To give a bit of background, the City of Westminster was the first local authority to ever reward charitable status to the CoS in the form of charitable (mandatory) rates relief. It preceded the City of London application and was used as part of their argument for eligibility. This particular premises is named the Church of Scientology Celebrity Centre London.
The reason for granting rates relief was revealed through the persistence of this FOI request.
As previously explained, the City Council has not retained the paperwork in relation to the Mandatory Application. However I can advise you that the applicant provided a list of work relating to the Beneficial to the Community criteria.
Whilst I do not currently have access to the full list of activities, I can recall that a significant element of the work was related to their drugs related projects.
This is an easy one, although you still get a full point if you get it right. But note there is an extra point to be gained here and the clue has already been given.
The elementary error(s): In this case, the local authority is happy that the organisation is charitable, basing their judgment on promotional material alone (which is laughable considering the applicant). They have decided to grant mandatory relief without ascertaining what the premises will be used for.

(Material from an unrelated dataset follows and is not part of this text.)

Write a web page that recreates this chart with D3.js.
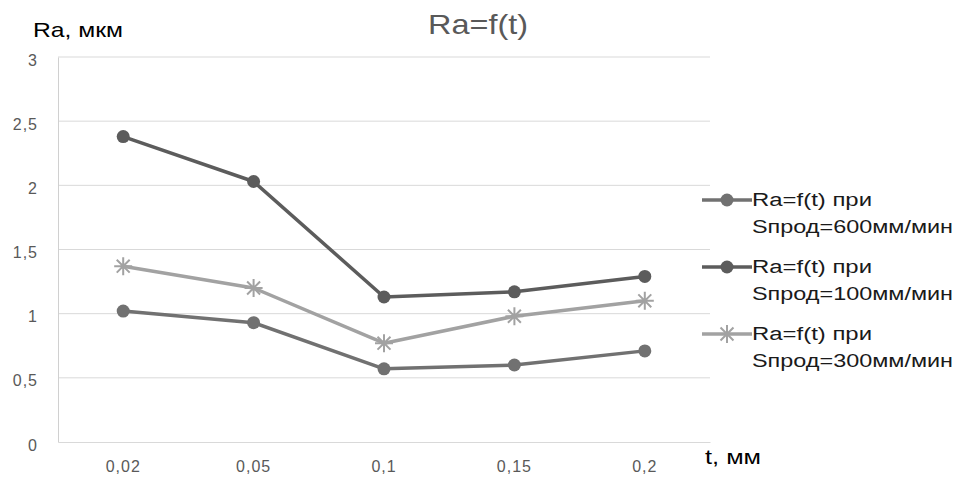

Maybe they think it is for drug related projects but this work is done by Narconon on separate premises. The premises will, of course, mainly be used for auditing and training which has previously been judged to not be of public benefit. If you worked that out before you read it then you scored a point. But what about the extra point? You gain that if you realised that since this is a "Celebrity Centre" then because of its title alone it could not possibly be for the public benefit, since the ordinary public would not be admitted, so its name alone disqualifies it from receiving mandatory rates relief. Did you get that one?
Status: Still benefiting from your taxes.
To give a bit of background, the City of Sunderland was the first local authority to grant a 100% rates rebate to a Church of Scientology. This consists of the 80% mandatory (charitable) relief plus an extra 20% discretionary top-up relief. Of this extra 20%, 75% has to be funded out of local government. This can take the form of increased domestic rates for the residents of the borough and/or cuts in local services.
The reason for granting rates relief was revealed through the persistence of...... (still waiting on multiple possible sources for this).
The elementary error(s): All Churches of Scientology premises (including "Celebrity Centres") are used mainly for auditing and training and this is not of public benefit due to its private nature and that it is normal to pay for this (as was made clear in the Charity Commission decision of 1999). So the local authority has not considered the "public benefit" of the use of the premises. One easy point if you got that one. There may be more points to be had once we get the reasons for their decision.
Status: Still benefiting from your taxes and the domestic ratepayers of Sunderland.
Local Authorities should take great care when evaluating requests for rates relief from Scientology related entities and correctly apply all the conditions set out in legislation.
Local Authorities declining continued rates relief where it had previously been granted should consider whether it be appropriate to recover previous relief if it had been granted based on misrepresentation by the claimant.
The author of this document is an ex-Scientologist who was a member of the Church of Scientology for five years and so is aware of the practices and beliefs of the Church of Scientology as well as their pricing structure.
The author has no legal qualifications. Whatever is written about legal matters or points of law in this document will need to be appraised by those qualified to do so and not on its own used as guidance.
All information presented represents the understanding of the author as correct at the time of publication. The highlighting of any quoted text within this document has mostly been done by the author for clarification purposes.
The author hopes that the above information will be a useful source for local authorities in the UK in helping them decide whether Church of Scientology entities should be given relief from business rates if they request it or reapply for it.